CS: Do you have any mentors or major influences for your business?
LW: [Cowhorse trainers and Lizzy’s neighbors] Sam and Debbie Gaemaelich are a huge inspiration and mentors to me. Sam proved that running a successful equine business in a rural area is possible. He has been a sounding borad and voice of reason for several years. Dean and Sterling Autry have also been pirceless during these start up years. We are both building our businesses right now and any little trick that we learn is shared. We are growing together.
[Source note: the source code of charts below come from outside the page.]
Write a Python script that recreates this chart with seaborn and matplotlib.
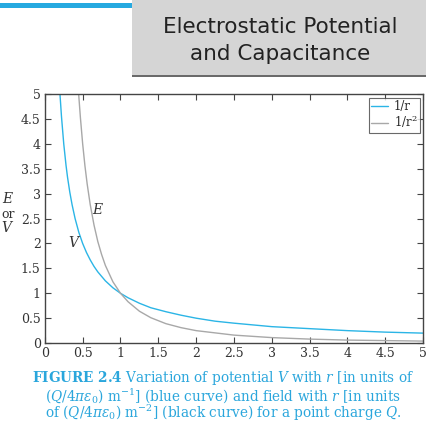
import numpy as np
import pandas as pd
import seaborn as sns
import matplotlib
matplotlib.use("Agg")
import matplotlib.pyplot as plt
from matplotlib.patches import Rectangle

sns.set_style("ticks")
plt.rcParams["font.family"] = ["DejaVu Serif"]
plt.rcParams["mathtext.fontset"] = "dejavuserif"

# values
r_v = [0.2, 0.22, 0.25, 0.28, 0.3, 0.33, 0.36, 0.4, 0.45, 0.5, 0.55, 0.6, 0.65, 0.7,
       0.8, 0.9, 1.0, 1.1, 1.25, 1.4, 1.6, 1.8, 2.0, 2.25, 2.5, 3.0, 3.5, 4.0, 4.5, 5.0]
v_vals = [5.0, 4.55, 4.0, 3.57, 3.33, 3.03, 2.78, 2.5, 2.22, 2.0, 1.82, 1.67, 1.54, 1.43,
          1.25, 1.11, 1.0, 0.91, 0.8, 0.71, 0.63, 0.56, 0.5, 0.44, 0.4, 0.33, 0.29, 0.25, 0.22, 0.2]

r_e = [0.447, 0.47, 0.5, 0.53, 0.56, 0.6, 0.65, 0.7, 0.75, 0.8, 0.9, 1.0, 1.1, 1.25,
       1.4, 1.6, 1.8, 2.0, 2.5, 3.0, 3.5, 4.0, 4.5, 5.0]
e_vals = [5.0, 4.53, 4.0, 3.56, 3.19, 2.78, 2.37, 2.04, 1.78, 1.56, 1.23, 1.0, 0.83, 0.64,
          0.51, 0.39, 0.31, 0.25, 0.16, 0.11, 0.08, 0.06, 0.05, 0.04]

x_ticks = [0, 0.5, 1, 1.5, 2, 2.5, 3, 3.5, 4, 4.5, 5]
y_ticks = [0, 0.5, 1, 1.5, 2, 2.5, 3, 3.5, 4, 4.5, 5]
tick_labels = ["0", "0.5", "1", "1.5", "2", "2.5", "3", "3.5", "4", "4.5", "5"]

blue = "#2bb5e6"
grey = "#a8a8a8"
caption_blue = "#2aa6dc"

df_v = pd.DataFrame({"r": r_v, "val": v_vals})
df_e = pd.DataFrame({"r": r_e, "val": e_vals})

fig = plt.figure(figsize=(4.27, 4.22), dpi=100)
ax = fig.add_axes([0.105, 0.187, 0.886, 0.59])

sns.lineplot(data=df_v, x="r", y="val", ax=ax, color=blue, lw=1.0, label="1/r")
sns.lineplot(data=df_e, x="r", y="val", ax=ax, color=grey, lw=1.0, label="1/r$^2$")

ax.set_xlim(0, 5)
ax.set_ylim(0, 5)
ax.set_xticks(x_ticks)
ax.set_xticklabels(tick_labels)
ax.set_yticks(y_ticks)
ax.set_yticklabels(tick_labels)
ax.set_xlabel("")
ax.set_ylabel("")
ax.tick_params(direction="in", top=True, right=True, length=4, width=0.8,
               labelsize=9, colors="#444444", labelcolor="#333333", pad=3)
for s in ax.spines.values():
    s.set_color("#444444")
    s.set_linewidth(1.0)

leg = ax.legend(loc="upper right", fontsize=8.5, frameon=True, fancybox=False,
                handlelength=1.4, handletextpad=0.5, borderpad=0.2,
                labelspacing=0.05, borderaxespad=0.3)
leg.get_frame().set_edgecolor("#444444")
leg.get_frame().set_linewidth(0.8)

ax.text(0.70, 2.69, "$E$", fontsize=10, color="#333333", ha="center", va="center")
ax.text(0.39, 2.03, "$V$", fontsize=10, color="#333333", ha="center", va="center")

# header
fig.patches.append(Rectangle((0, 1 - 8 / 422), 133 / 427, 5 / 422, transform=fig.transFigure,
                             facecolor="#26a9e0", edgecolor="none"))
fig.patches.append(Rectangle((132 / 427, 1 - 77 / 422), 1, 3 / 422, transform=fig.transFigure,
                             facecolor="#6a6a6a", edgecolor="none"))
fig.patches.append(Rectangle((132 / 427, 1 - 75 / 422), 1, 75 / 422, transform=fig.transFigure,
                             facecolor="#d5d5d5", edgecolor="none"))
fig.text(280 / 427, 1 - 27 / 422, "Electrostatic Potential", fontsize=15.5,
         family="DejaVu Sans", color="#222222", ha="center", va="center")
fig.text(280 / 427, 1 - 54 / 422, "and Capacitance", fontsize=15.5,
         family="DejaVu Sans", color="#222222", ha="center", va="center")

# y label at the left edge
fig.text(8 / 427, 1 - 199 / 422, "$E$", fontsize=10, color="#333333", ha="center", va="center")
fig.text(8 / 427, 1 - 214 / 422, "or", fontsize=9, color="#333333", ha="center", va="center")
fig.text(8 / 427, 1 - 228 / 422, "$V$", fontsize=10, color="#333333", ha="center", va="center")

# caption
fig.text(223 / 427, 1 - 378 / 422,
         r"$\mathbf{FIGURE\ 2.4}$ Variation of potential $V$ with $r$ [in units of",
         fontsize=9.8, color=caption_blue, ha="center", va="center")
fig.text(223 / 427, 1 - 396 / 422,
         r"$(Q/4\pi\varepsilon_0)$ m$^{-1}$] (blue curve) and field with $r$ [in units",
         fontsize=9.8, color=caption_blue, ha="center", va="center")
fig.text(223 / 427, 1 - 413 / 422,
         r"of $(Q/4\pi\varepsilon_0)$ m$^{-2}$] (black curve) for a point charge $Q$.",
         fontsize=9.8, color=caption_blue, ha="center", va="center")

fig.savefig("out.png", dpi=100)
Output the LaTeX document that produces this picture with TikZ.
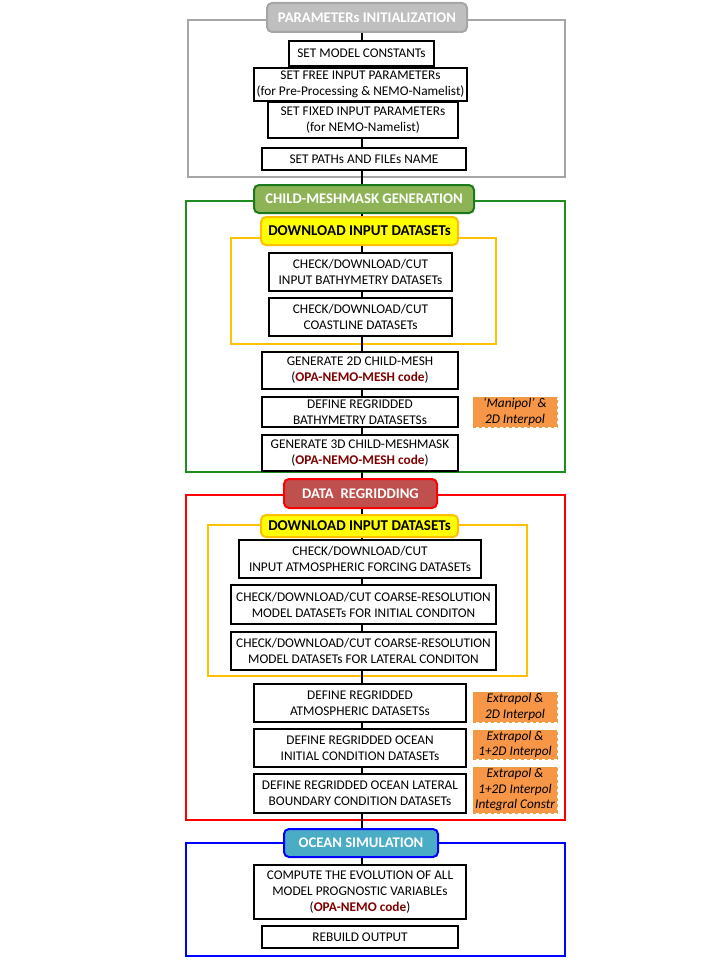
\documentclass[tikz,border=0pt]{standalone}
\usepackage{fontspec}
\setmainfont{Carlito}
\definecolor{grayT}{HTML}{BFBFBF}
\definecolor{grayB}{HTML}{A6A6A6}
\definecolor{greenT}{HTML}{8DB356}
\definecolor{greenB}{HTML}{1B7A1B}
\definecolor{greenF}{HTML}{1E8C1E}
\definecolor{redT}{HTML}{C0504D}
\definecolor{redF}{HTML}{FF0000}
\definecolor{yelT}{HTML}{FFFF00}
\definecolor{yelB}{HTML}{FFC000}
\definecolor{blueT}{HTML}{4BACC6}
\definecolor{blueF}{HTML}{0000FF}
\definecolor{orangeT}{HTML}{F79646}
\definecolor{orangeB}{HTML}{D9A53F}
\definecolor{darkred}{HTML}{800000}
\newcommand{\opa}[1]{(\textcolor{darkred}{\textbf{#1}})}
\begin{document}
\begin{tikzpicture}[x=1pt,y=-1pt,
  box/.style={draw=black,line width=1.6pt,fill=white,align=center,inner sep=0pt,
    font=\fontsize{13.3}{16}\selectfont},
  title/.style={rounded corners=5pt,line width=2pt,align=center,inner sep=0pt,
    font=\fontsize{14.7}{16}\selectfont\bfseries},
  note/.style={draw=orangeB,dashed,line width=1pt,fill=orangeT,align=center,inner sep=0pt,
    font=\fontsize{13.3}{15.5}\selectfont\itshape},
  frame/.style={line width=2.2pt},
  link/.style={line width=1.3pt,black}]
\useasboundingbox (0,0) rectangle (720,960);
% frames
\draw[frame,grayB] (188,20) rectangle (565,177);
\draw[frame,greenF] (186,201) rectangle (565,472);
\draw[frame,yelB] (231,238) rectangle (496,344);
\draw[frame,redF] (186,495) rectangle (565,820);
\draw[frame,yelB] (208,525) rectangle (527,676);
\draw[frame,blueF] (186,843) rectangle (565,956);
% PARAMETERS
\node[title,draw=grayB,fill=grayT,text=white,minimum width=200pt,minimum height=29pt] (t1) at (367,17.5) {PARAMETERs INITIALIZATION};
\node[box,minimum width=145pt,minimum height=25pt] (a1) at (361.5,53.5) {SET MODEL CONSTANTs};
\node[box,minimum width=213pt,minimum height=33pt] (a2) at (360.5,84.5) {SET FREE INPUT PARAMETERs\\(for Pre-Processing \& NEMO-Namelist)};
\node[box,minimum width=190pt,minimum height=36pt] (a3) at (363,120) {SET FIXED INPUT PARAMETERs\\(for NEMO-Namelist)};
\node[box,minimum width=204pt,minimum height=22pt] (a4) at (364,159) {SET PATHs AND FILEs NAME};
% CHILD-MESHMASK
\node[title,draw=greenB,fill=greenT,text=white,minimum width=220pt,minimum height=28pt] (t2) at (364,199) {CHILD-MESHMASK GENERATION};
\node[title,draw=yelB,fill=yelT,text=black,minimum width=197pt,minimum height=28pt,font=\fontsize{15}{16}\selectfont\bfseries] (y1) at (359.5,231) {DOWNLOAD INPUT DATASETs};
\node[box,minimum width=183pt,minimum height=38pt] (b1) at (360.5,272) {CHECK/DOWNLOAD/CUT\\INPUT BATHYMETRY DATASETs};
\node[box,minimum width=183pt,minimum height=38pt] (b2) at (360.5,317) {CHECK/DOWNLOAD/CUT\\COASTLINE DATASETs};
\node[box,minimum width=196pt,minimum height=37pt] (b3) at (360,370.5) {GENERATE 2D CHILD-MESH\\\opa{OPA-NEMO-MESH code}};
\node[box,minimum width=196pt,minimum height=30pt] (b4) at (360,412) {DEFINE REGRIDDED\\BATHYMETRY DATASETSs};
\node[box,minimum width=196pt,minimum height=36pt] (b5) at (360,453) {GENERATE 3D CHILD-MESHMASK\\\opa{OPA-NEMO-MESH code}};
\node[note,minimum width=84pt,minimum height=30pt] (n1) at (515,412) {‘Manipol’ \&\\2D Interpol};
% DATA REGRIDDING
\node[title,draw=redF,fill=redT,text=white,minimum width=153pt,minimum height=29pt] (t3) at (360.5,493.5) {DATA\ \ REGRIDDING};
\node[title,draw=yelB,fill=yelT,text=black,minimum width=197pt,minimum height=22pt,font=\fontsize{15}{16}\selectfont\bfseries] (y2) at (359.5,526) {DOWNLOAD INPUT DATASETs};
\node[box,minimum width=242pt,minimum height=38pt] (c1) at (360,559) {CHECK/DOWNLOAD/CUT\\INPUT ATMOSPHERIC FORCING DATASETs};
\node[box,minimum width=265pt,minimum height=39pt] (c2) at (363.5,604.5) {CHECK/DOWNLOAD/CUT COARSE-RESOLUTION\\MODEL DATASETs FOR INITIAL CONDITON};
\node[box,minimum width=265pt,minimum height=38pt] (c3) at (363.5,651) {CHECK/DOWNLOAD/CUT COARSE-RESOLUTION\\MODEL DATASETs FOR LATERAL CONDITON};
\node[box,minimum width=212pt,minimum height=38pt] (c4) at (360,703) {DEFINE REGRIDDED\\ATMOSPHERIC DATASETSs};
\node[box,minimum width=212pt,minimum height=38pt] (c5) at (360,748) {DEFINE REGRIDDED OCEAN\\INITIAL CONDITION DATASETs};
\node[box,minimum width=212pt,minimum height=39pt] (c6) at (360,793.5) {DEFINE REGRIDDED OCEAN LATERAL\\BOUNDARY CONDITION DATASETs};
\node[note,minimum width=84pt,minimum height=30pt] (n2) at (515,707) {Extrapol \&\\2D Interpol};
\node[note,minimum width=84pt,minimum height=29pt] (n3) at (515,744.5) {Extrapol \&\\1+2D Interpol};
\node[note,minimum width=84pt,minimum height=46pt] (n4) at (515,790) {Extrapol \&\\1+2D Interpol\\Integral Constr};
% OCEAN SIMULATION
\node[title,draw=blueF,fill=blueT,text=white,minimum width=154pt,minimum height=28pt] (t4) at (361,843) {OCEAN SIMULATION};
\node[box,minimum width=212pt,minimum height=54pt] (d1) at (360,892) {COMPUTE THE EVOLUTION OF ALL\\MODEL PROGNOSTIC VARIABLEs\\\opa{OPA-NEMO code}};
\node[box,minimum width=196pt,minimum height=22pt] (d2) at (360,937) {REBUILD OUTPUT};
% connectors
\foreach \u/\v in {t1/a1,a1/a2,a2/a3,a3/a4,a4/t2,t2/y1,y1/b1,b1/b2,b2/b3,b3/b4,b4/b5,b5/t3,t3/y2,y2/c1,c1/c2,c2/c3,c3/c4,c4/c5,c5/c6,c6/t4,t4/d1}
  \draw[link] (\u.south -| 362,0) -- (\v.north -| 362,0);
\end{tikzpicture}
\end{document}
But my biggest influence is hands down my family. When I would lose hope and realize what an uphill battle I’m fighting, they would pull me back up and show me just how I was wrong. But I am also under no illusions that this business is successful for any other reason than that God has wanted it to be. His hand has been in every purchase, sale, AI, pregnancy, foaling, show, person and opportunity that I have encountered throughout my entire life.
This is what the face of a hard-working, satisfied, blessed young woman looks like.
CS: What advice do you have for other young people looking to build a business in the equine industry?
LW: This business is not the romantic notion that so many people believe it to be. It is physically demanding, mentally draining, and emotionally taxing. It takes two years to get these foals on the ground. Along the way, you’re going to lose pregnancies, deliver dead foals, and desperately try to save your mare and you won’t always win. After that, there is another three years until you can find out if that foal you have invested five long years, thousands of dollars, hopes and dreams will be the champion you so carefully bred for.
It very rarely goes perfectly, but if you have a dream and can find joy in the planning, watching your mares grow heavy in foal, those first precious breaths that is living flesh and blood of your dedication, and the utter joy at seeing the foal you made strut into that arena, then this is the most rewarding and satisfying career you will ever have.